Payday Loans Banned in New AdWords Policy
Earlier in May Google announced a new AdWords Policy on lending products that specifically targets “Payday Loans”. This ruling that will be put into action on July 13th 2016 will see a ban on payday loan ads where the repayment is due within 60 days of issue. In America they are also imposing a ban on any loan with an APR of 36% or higher. Some people may wonder whether this ruling is through a genuine concern for the vulnerable or could it perhaps be an act to boost their public image that has been dented through recent tax controversies? It has not been easy for the search giant to shake this, especially through the now popular “Google Tax” term.

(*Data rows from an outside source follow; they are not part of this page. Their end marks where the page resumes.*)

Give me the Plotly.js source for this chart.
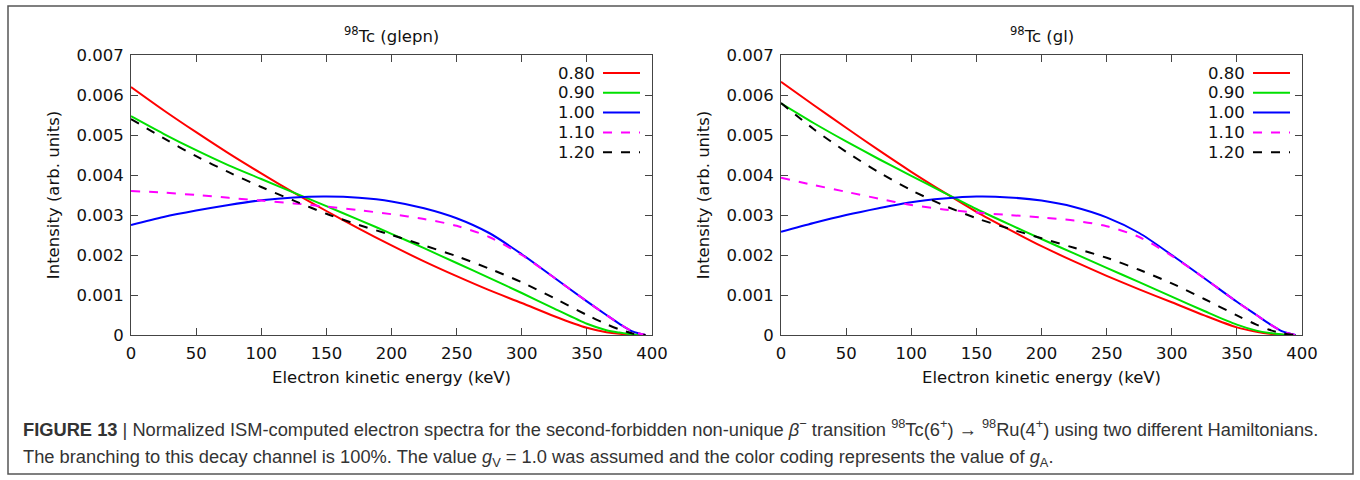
<!DOCTYPE html>
<html>
<head>
<meta charset="utf-8">
<script src="https://cdn.plot.ly/plotly-3.0.1.min.js"></script>
<style>
html,body{margin:0;padding:0;background:#fff;}
#chart{width:1360px;height:480px;}
</style>
</head>
<body>
<div id="chart"></div>
<script>
// ---------------- DATA ----------------
const energy = [0, 25, 50, 75, 100, 125, 150, 175, 200, 225, 250, 275, 300, 325, 350, 365, 375, 385, 395];
const gALabels = ['0.80', '0.90', '1.00', '1.10', '1.20'];

// 98Tc (glepn)
const glepn_080 = [0.00620, 0.00562, 0.00507, 0.00454, 0.00404, 0.00356, 0.00310, 0.00266, 0.00224, 0.00184, 0.00147, 0.00112, 0.00080, 0.00047, 0.00018, 0.00007, 0.00003, 0.000008, 0];
const glepn_090 = [0.00547, 0.00503, 0.00462, 0.00424, 0.00390, 0.00356, 0.00322, 0.00288, 0.00253, 0.00217, 0.00180, 0.00143, 0.00105, 0.00066, 0.00028, 0.00012, 0.00006, 0.000015, 0];
const glepn_100 = [0.00275, 0.00295, 0.00311, 0.00325, 0.00337, 0.00344, 0.00346, 0.00343, 0.00334, 0.00317, 0.00292, 0.00255, 0.00202, 0.00143, 0.00084, 0.00050, 0.00028, 0.00009, 0];
const glepn_110 = [0.00360, 0.00356, 0.00350, 0.00343, 0.00336, 0.00329, 0.00321, 0.00312, 0.00302, 0.00290, 0.00273, 0.00245, 0.00200, 0.00143, 0.00084, 0.00050, 0.00028, 0.00009, 0];
const glepn_120 = [0.00540, 0.00492, 0.00447, 0.00407, 0.00370, 0.00336, 0.00303, 0.00275, 0.00250, 0.00224, 0.00197, 0.00166, 0.00132, 0.00092, 0.00050, 0.00027, 0.00014, 0.00004, 0];

// 98Tc (gl)
const gl_080 = [0.00633, 0.00575, 0.00518, 0.00462, 0.00408, 0.00357, 0.00308, 0.00264, 0.00222, 0.00184, 0.00148, 0.00114, 0.00082, 0.00049, 0.00019, 0.00008, 0.00003, 0.000008, 0];
const gl_090 = [0.00579, 0.00530, 0.00484, 0.00440, 0.00398, 0.00356, 0.00315, 0.00277, 0.00240, 0.00204, 0.00168, 0.00132, 0.00096, 0.00060, 0.00026, 0.00011, 0.00005, 0.000013, 0];
const gl_100 = [0.00258, 0.00280, 0.00300, 0.00317, 0.00332, 0.00341, 0.00346, 0.00344, 0.00336, 0.00320, 0.00294, 0.00255, 0.00200, 0.00142, 0.00083, 0.00050, 0.00028, 0.00009, 0];
const gl_110 = [0.00393, 0.00375, 0.00358, 0.00341, 0.00325, 0.00314, 0.00306, 0.00300, 0.00294, 0.00286, 0.00272, 0.00245, 0.00198, 0.00142, 0.00083, 0.00050, 0.00028, 0.00009, 0];
const gl_120 = [0.00580, 0.00515, 0.00458, 0.00407, 0.00362, 0.00324, 0.00292, 0.00266, 0.00242, 0.00218, 0.00193, 0.00163, 0.00129, 0.00090, 0.00049, 0.00026, 0.00013, 0.00004, 0];

const panelTitles = ['<sup>98</sup>Tc (glepn)', '<sup>98</sup>Tc (gl)'];
const xTickVals = [0, 50, 100, 150, 200, 250, 300, 350, 400];
const yTickVals = [0, 0.001, 0.002, 0.003, 0.004, 0.005, 0.006, 0.007];
const yTickText = ['0', '0.001', '0.002', '0.003', '0.004', '0.005', '0.006', '0.007'];

// ---------------- STYLE ----------------
const colors = ['#ff0000', '#00e000', '#0000ff', '#ff00ff', '#000000'];
const dashes = ['solid', 'solid', 'solid', 'dash', 'dash'];
const W = 1360, H = 480;
const px = v => v / W;
const py = v => 1 - v / H;
const panels = [
  {series: [glepn_080, glepn_090, glepn_100, glepn_110, glepn_120], left: 131, right: 652, xa: 'x', ya: 'y'},
  {series: [gl_080, gl_090, gl_100, gl_110, gl_120], left: 781, right: 1302, xa: 'x2', ya: 'y2'}
];
const plotTop = 55, plotBottom = 335;
const tickFont = {family: 'DejaVu Sans, Verdana, sans-serif', size: 16.5, color: '#111'};

const traces = [];
panels.forEach((p, pi) => {
  p.series.forEach((s, i) => {
    traces.push({
      x: energy, y: s, type: 'scatter', mode: 'lines', name: gALabels[i],
      xaxis: p.xa, yaxis: p.ya, showlegend: false,
      line: {color: colors[i], width: 2, dash: dashes[i], shape: 'spline', smoothing: 0.8}
    });
  });
});

function xaxisCfg(p) {
  return {
    domain: [px(p.left), px(p.right)], range: [0, 400],
    tickvals: xTickVals, ticks: 'inside', ticklen: 7, tickcolor: '#444',
    showline: true, linecolor: '#444', linewidth: 1, mirror: 'ticks',
    showgrid: false, zeroline: false, tickfont: tickFont, ticklabelstandoff: 3,
    title: {text: 'Electron kinetic energy (keV)', font: tickFont, standoff: 9},
    fixedrange: true
  };
}
function yaxisCfg(p, anchor) {
  return {
    domain: [py(plotBottom), py(plotTop)], range: [0, 0.007], anchor: anchor,
    tickvals: yTickVals, ticktext: yTickText, ticks: 'inside', ticklen: 7, tickcolor: '#444',
    showline: true, linecolor: '#444', linewidth: 1, mirror: 'ticks',
    showgrid: false, zeroline: false, tickfont: tickFont, ticklabelstandoff: 3,
    title: {text: 'Intensity (arb. units)', font: tickFont, standoff: 12},
    fixedrange: true
  };
}

const annotations = [];
const shapes = [];
panels.forEach((p, pi) => {
  annotations.push({
    text: panelTitles[pi], xref: 'paper', yref: 'paper',
    x: px((p.left + p.right) / 2), y: py(35), xanchor: 'center', yanchor: 'middle',
    showarrow: false, font: tickFont
  });
  gALabels.forEach((lab, i) => {
    const yy = plotTop + 18 + 19.8 * i;
    annotations.push({
      text: lab, xref: 'paper', yref: 'paper', x: px(p.right - 55), y: py(yy),
      xanchor: 'right', yanchor: 'middle', showarrow: false, font: tickFont
    });
    shapes.push({
      type: 'line', xref: 'paper', yref: 'paper',
      x0: px(p.right - 49), x1: px(p.right - 12), y0: py(yy), y1: py(yy),
      line: {color: colors[i], width: 2, dash: dashes[i]}
    });
  });
});

// outer frame
shapes.push({type: 'rect', xref: 'paper', yref: 'paper', x0: px(8), x1: px(1353), y0: py(474), y1: py(6),
  line: {color: '#555', width: 1.5}, fillcolor: 'rgba(0,0,0,0)'});

const capFont = {family: 'Liberation Sans, Arial, Helvetica, sans-serif', size: 18.3, color: '#333'};
annotations.push({
  text: '<b>FIGURE 13</b> | Normalized ISM-computed electron spectra for the second-forbidden non-unique <i>β</i><sup>−</sup> transition <sup>98</sup>Tc(6<sup>+</sup>) → <sup>98</sup>Ru(4<sup>+</sup>) using two different Hamiltonians.',
  xref: 'paper', yref: 'paper', x: px(21), y: py(428), xanchor: 'left', yanchor: 'middle',
  showarrow: false, font: capFont, align: 'left'
});
annotations.push({
  text: 'The branching to this decay channel is 100%. The value <i>g</i><sub>V</sub> = 1.0 was assumed and the color coding represents the value of <i>g</i><sub>A</sub>.',
  xref: 'paper', yref: 'paper', x: px(21), y: py(458), xanchor: 'left', yanchor: 'middle',
  showarrow: false, font: capFont, align: 'left'
});

const layout = {
  width: W, height: H,
  margin: {l: 0, r: 0, t: 0, b: 0},
  paper_bgcolor: '#fff', plot_bgcolor: '#fff',
  showlegend: false,
  xaxis: xaxisCfg(panels[0]),
  yaxis: yaxisCfg(panels[0], 'x'),
  xaxis2: Object.assign(xaxisCfg(panels[1]), {anchor: 'y2'}),
  yaxis2: yaxisCfg(panels[1], 'x2'),
  annotations: annotations,
  shapes: shapes
};
layout.xaxis.anchor = 'y';

Plotly.newPlot('chart', traces, layout, {displayModeBar: false, staticPlot: true});
</script>
</body>
</html>
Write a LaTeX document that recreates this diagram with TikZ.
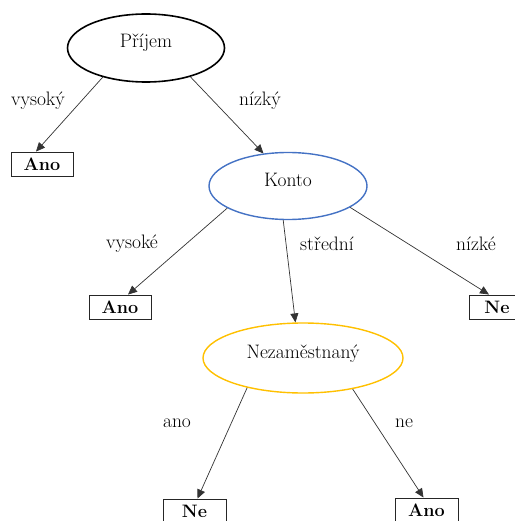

This in itself is unfair since it’s pretty difficult to name a single major brand that doesn’t head offshore. Google’s new stance may have naturally been inspired by that of Facebook who have already imposed blocks. The impact of this policy when it arrives this summer is actually not as severe as it may initially come across. Many payday lenders had adapted their services to longer term instalment products in early 2015 as a result of industry capping. It is not clear at this time if a lender that offers say between 1 and 6 months will see a rejection based on 1 or 2 months being selectable. We assume targeting 3 months+ should be fine.
Even if changes do have to be made to become compliant, direct providers could just do what Sunny does. Their shorter instalment product is set at 6 months, but they specifically state that you can just settle after a month. Google would be expected to allow companies to still bid on payday themed terms as the search volume is incredibly high, with lots of money on the table. This change is expected to be beneficial towards the majors such as QuickQuid and Wonga. It’ll now be more difficult for most other lenders to generate business and maximum brand exposure, whilst the Wongas of this world can afford the luxury of advertising their brands on our TV screens.
Is it unfair that the payday loans niche has again been targeted? Due to interest capping these days, bank overdrafts can be more expensive. Subprime lending products in the doorstep and logbook loan sectors can cause just as many problems. Doorstep lenders open their acceptance to people on low wages who can end up being locked up in contracts for years. Logbook agreements are secured that means that the lender has the right to come and take away your vehicle when you don’t pay. The point being that all high cost lending products can be just as problematic as each other. Why pick on one such sector and why is it that gambling companies are treated so differently?